ASHWAUBENON – The Ashwaubenon school board voted last month to approve 278 new open enrollment requests from non-resident students, with less than one-sixth as many students living in the district granted permission to attend school elsewhere in 2021-22.

“We’ve had more applications (for open enrollment) than we’ve had in a typical year – 314 total applications,” Business Director Keith Lucius said. “We are recommending 278 for approval (and) 36 for denial.”

Lucius said the reasons for the district denying new open enrollment applications are limited, such as 21 students having special education needs for a program with no open seats.

“We had 10 students who are in a grade with zero open seats, and they’re being placed on a waiting list,” he said. “As we see students move out (of Ashwaubenon), or other students change (where they attend school), we can bring those students in.”

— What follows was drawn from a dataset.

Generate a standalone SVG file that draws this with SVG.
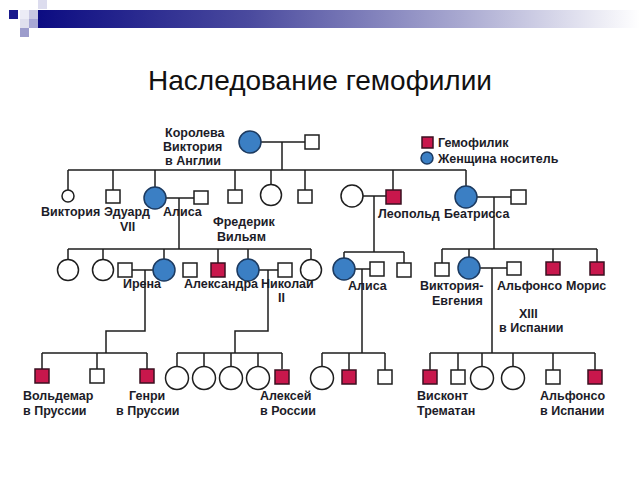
<svg xmlns="http://www.w3.org/2000/svg" width="640" height="480" viewBox="0 0 640 480">
<defs>
<linearGradient id="bar" x1="0" y1="0" x2="1" y2="0">
<stop offset="0" stop-color="#0c0c82"/>
<stop offset="0.35" stop-color="#4a4a9e"/>
<stop offset="0.7" stop-color="#a8a8d0"/>
<stop offset="1" stop-color="#ffffff"/>
</linearGradient>
<style>
.ln{fill:none;stroke:#1e1e1e;stroke-width:1.5}
.m{fill:#fff;stroke:#1e1e1e;stroke-width:1.5}
.h{fill:#c8174c;stroke:#3a1020;stroke-width:1.5}
.f{fill:#fff;stroke:#1e1e1e;stroke-width:1.5}
.c{fill:#3b7fc4;stroke:#1c3a60;stroke-width:1.5}
.t{font-family:"Liberation Sans",Arial,sans-serif;font-weight:bold;font-size:12.5px;fill:#1c1c28}
.title{font-family:"Liberation Sans",Arial,sans-serif;font-size:28px;fill:#111}
</style>
</defs>
<rect width="640" height="480" fill="#fff"/>
<g id="header">
<rect x="38" y="10" width="602" height="18" fill="url(#bar)"/>
<rect x="9" y="10" width="9" height="9" fill="#1a1a8c"/>
<rect x="38" y="0" width="9" height="9" fill="#dcdcee"/>
<rect x="20" y="10" width="9" height="9" fill="#ececf6"/>
<rect x="29" y="10" width="9" height="9" fill="#c8c8e2"/>
<rect x="20" y="19" width="9" height="9" fill="#e0e0ee"/>
<rect x="29" y="19" width="9" height="9" fill="#a8a8d4"/>
<rect x="20" y="28" width="9" height="9" fill="#9c9ccc"/>
</g>
<text class="title" x="320" y="90" text-anchor="middle">Наследование гемофилии</text>

<g id="connectors">
<path class="ln" d="M261 142H305M282 142V170M68 170H466M68 170V190M113 170V190M155 170V187M235 170V190M271 170V185M305 170V190M393 170V190M466 170V186"/>
<path class="ln" d="M165 198H194M179 198V249M68 249H311M68 249V259M103 249V259M164 249V259M218 249V263M248 249V259M311 249V259"/>
<path class="ln" d="M363 196H386M374 196V252M344 252H404M344 252V259M404 252V263"/>
<path class="ln" d="M477 197H511M494 197V249M442 249H597M442 249V263M469 249V257M553 249V262M597 249V262"/>
<path class="ln" d="M132 270H153M145 270V331H106V353M42 353H147M42 353V369M97 353V369M147 353V369"/>
<path class="ln" d="M258 270H278M268 270V331H235V353M177 353H282M177 353V366M204 353V366M231 353V366M258 353V366M282 353V369"/>
<path class="ln" d="M355 269H370M362 269V353M322 353H385M322 353V366M349 353V370M385 353V370"/>
<path class="ln" d="M480 268H507M492 268V353M430 353H595M430 353V370M458 353V370M482 353V366M513 353V366M553 353V370M595 353V370"/>
</g>

<g id="legend">
<rect class="h" x="422" y="137" width="11" height="11"/>
<text class="t" x="438" y="147">Гемофилик</text>
<circle class="c" cx="427" cy="158" r="6"/>
<text class="t" x="438" y="163">Женщина носитель</text>
</g>

<g id="queen-victoria">
<circle class="c" cx="250" cy="142" r="11"/>
<text class="t" x="165" y="137">Королева</text>
<text class="t" x="163" y="151">Виктория</text>
<text class="t" x="165" y="165">в Англии</text>
</g>
<g id="albert"><rect class="m" x="305" y="135" width="14" height="14"/></g>

<g id="victoria"><circle class="f" cx="68" cy="196" r="6"/><text class="t" x="41" y="216">Виктория</text></g>
<g id="edward"><rect class="m" x="106" y="190" width="14" height="13"/><text class="t" x="104" y="216">Эдуард</text><text class="t" x="120" y="231">VII</text></g>
<g id="alice"><circle class="c" cx="155" cy="198" r="11"/><text class="t" x="163" y="216">Алиса</text></g>
<g id="alice-husband"><rect class="m" x="194" y="191" width="14" height="13"/></g>
<g id="frederick-label"><text class="t" x="213" y="226">Фредерик</text><text class="t" x="217" y="241">Вильям</text></g>
<g id="son2"><rect class="m" x="228" y="190" width="14" height="13"/></g>
<g id="daughter2"><circle class="f" cx="271" cy="195" r="10.5"/></g>
<g id="son3"><rect class="m" x="298" y="190" width="14" height="13"/></g>
<g id="leopold-wife"><circle class="f" cx="352" cy="196" r="11"/></g>
<g id="leopold"><rect class="h" x="386" y="190" width="15" height="14"/><text class="t" x="378" y="218">Леопольд</text></g>
<g id="beatrice"><circle class="c" cx="466" cy="197" r="11"/><text class="t" x="444" y="218">Беатрисса</text></g>
<g id="beatrice-husband"><rect class="m" x="511" y="190" width="15" height="14"/></g>

<g id="h-d1"><circle class="f" cx="68" cy="270" r="10.5"/></g>
<g id="h-d2"><circle class="f" cx="103" cy="270" r="10.5"/></g>
<g id="irene-husband"><rect class="m" x="118" y="263" width="14" height="14"/></g>
<g id="irene"><circle class="c" cx="164" cy="270" r="11"/><text class="t" x="123" y="288">Ирена</text></g>
<g id="h-s1"><rect class="m" x="183" y="263" width="14" height="14"/></g>
<g id="h-s2"><rect class="h" x="211" y="263" width="14" height="14"/></g>
<g id="alexandra"><circle class="c" cx="248" cy="270" r="11"/><text class="t" x="184" y="288">Александра</text></g>
<g id="nicholas"><rect class="m" x="278" y="263" width="14" height="14"/><text class="t" x="261" y="288">Николай</text><text class="t" x="278" y="302">II</text></g>
<g id="h-d3"><circle class="f" cx="311" cy="270" r="10.5"/></g>

<g id="alice-albany"><circle class="c" cx="344" cy="269" r="11"/><text class="t" x="348" y="290">Алиса</text></g>
<g id="alice-albany-husband"><rect class="m" x="370" y="262" width="14" height="14"/></g>
<g id="albany-son"><rect class="m" x="397" y="263" width="14" height="14"/></g>

<g id="b-s1"><rect class="m" x="435" y="263" width="14" height="13"/></g>
<g id="victoria-eugenia"><circle class="c" cx="469" cy="268" r="11"/><text class="t" x="420" y="290">Виктория-</text><text class="t" x="432" y="305">Евгения</text></g>
<g id="alfonso13"><rect class="m" x="507" y="262" width="14" height="13"/><text class="t" x="497" y="290">Альфонсо</text><text class="t" x="519" y="318">XIII</text><text class="t" x="499" y="332">в Испании</text></g>
<g id="b-s2"><rect class="h" x="546" y="262" width="14" height="13"/></g>
<g id="maurice"><rect class="h" x="590" y="262" width="14" height="13"/><text class="t" x="566" y="290">Морис</text></g>

<g id="waldemar"><rect class="h" x="35" y="369" width="14" height="14"/><text class="t" x="23" y="400">Вольдемар</text><text class="t" x="23" y="415">в Пруссии</text></g>
<g id="i-s2"><rect class="m" x="90" y="369" width="14" height="14"/></g>
<g id="henry"><rect class="h" x="140" y="369" width="14" height="14"/><text class="t" x="129" y="400">Генри</text><text class="t" x="116" y="415">в Пруссии</text></g>

<g id="r-d1"><circle class="f" cx="177" cy="378" r="11.5"/></g>
<g id="r-d2"><circle class="f" cx="204" cy="378" r="11.5"/></g>
<g id="r-d3"><circle class="f" cx="231" cy="378" r="11.5"/></g>
<g id="r-d4"><circle class="f" cx="258" cy="378" r="11.5"/></g>
<g id="alexei"><rect class="h" x="275" y="370" width="14" height="14"/><text class="t" x="260" y="400">Алексей</text><text class="t" x="260" y="415">в России</text></g>

<g id="a-d1"><circle class="f" cx="322" cy="378" r="11.5"/></g>
<g id="a-s1"><rect class="h" x="342" y="370" width="14" height="14"/></g>
<g id="a-s2"><rect class="m" x="378" y="370" width="14" height="14"/></g>

<g id="trematon"><rect class="h" x="423" y="370" width="14" height="14"/><text class="t" x="417" y="400">Висконт</text><text class="t" x="417" y="415">Трематан</text></g>
<g id="s-s2"><rect class="m" x="451" y="370" width="14" height="14"/></g>
<g id="s-d1"><circle class="f" cx="482" cy="378" r="11.5"/></g>
<g id="s-d2"><circle class="f" cx="513" cy="378" r="11.5"/></g>
<g id="s-s3"><rect class="m" x="546" y="370" width="14" height="14"/></g>
<g id="alfonso"><rect class="h" x="588" y="370" width="14" height="14"/><text class="t" x="540" y="400">Альфонсо</text><text class="t" x="540" y="415">в Испании</text></g>
</svg>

Lucius said two students have an individualized education plan pending for special education, one student is ineligible because of age and two others are habitually truant students being denied admission under open enrollment.

More than 230 students residing in the Green Bay school district accounted for the majority of new incoming open enrollment requests approved for 2021-22 in Ashwaubenon, with nearly 100 enrolling in 4-year-old kindergarten/early childhood or 5-year-old kindergarten.

Ashwaubenon, which has about a third of its approximately 3,200 students attend the district under open enrollment, does not require existing open enrollment students to reapply for admission.

The district receives funding for non-resident students who attend Ashwaubenon.

According to the 2020-21 budget, the amount of open enrollment funding coming from other districts is expected to exceed $9 million for the current school year.

Transfers out

Lucius said the district received 45 applications from 42 resident students seeking to leave Ashwaubenon.

“Students can apply to multiple districts,” he said. “That’s how that number (of requests) can be more than the number of students. We really don’t have the ability to deny them (from leaving the district), but the state still requires you to approve them.”

Lucius said he believes more parents are applying to multiple districts for their children to have options where to attend, in the event a district switches to virtual learning, for example.

Of the 45 requests to transfer out of Ashwaubenon for 2021-22, 21 applied to attend school in Green Bay.